Opinion
November 3, 1978
Appeal from the Onondaga Supreme Court.
Present — Marsh, P.J., Moule, Cardamone, Simons and Schnepp, JJ.
Judgment unanimously modified, on the law, and, as modified, affirmed, without costs, in accordance with the following memorandum: The wife appeals from a judgment of dual divorce only insofar as a separation agreement incorporated by reference into the judgment denies to her any provision for future alimony and also denied her counsel fees. Insofar as the separation agreement as stated in paragraphs II and IV purports to relieve the husband from any future obligation to support the wife, it is in violation of section 5-311 Gen. Oblig. of the General Obligations Law and is void (Haas v Haas, 298 N.Y. 69; Kyff v Kyff, 286 N.Y. 71).
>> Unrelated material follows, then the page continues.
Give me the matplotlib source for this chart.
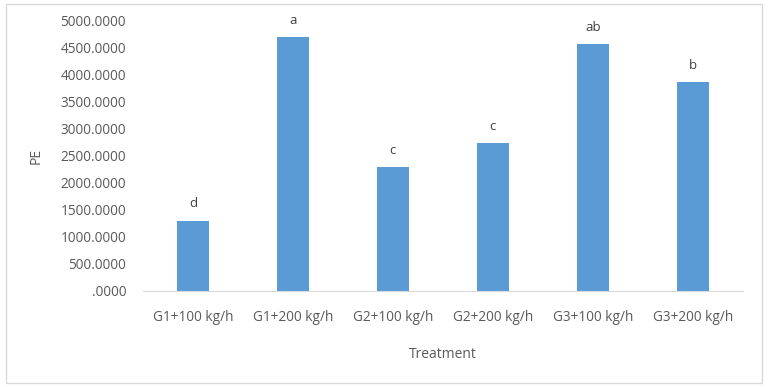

The contention raised by the respondent husband challenging the constitutionality of that statute is one this court has recently passed upon in Bruno v Bruno ( 51 A.D.2d 862, mot for lv to app den, 39 N.Y.2d 706), where we held that such argument was without merit and one that properly should be presented to the Legislature. The invalidity of this part of the separation agreement does not vitiate the whole and other provisions of it may be enforceable (Ferro v Bologna, 31 N.Y.2d 30, 36; Sylofski v Sylofski, 49 A.D.2d 971). We need not reach or determine the question raised with respect to the propriety of appellant's purported waiver of any claim for counsel fees in paragraph XIV of the incorporated separation agreement because it is not necessary on the record before us in this case. Suffice it to say that Special Term denied counsel fees, not on the basis of an alleged waiver, but only upon an examination of the financial circumstances of the respective parties. Upon review, we find no reason to disturb the exercise by Special Term of its broad power of discretion (Domestic Relations Law, § 237; Alwardt v Alwardt, 41 A.D.2d 592; Phillips v Phillips, 1 A.D.2d 393, 398, affd 2 N.Y.2d 742).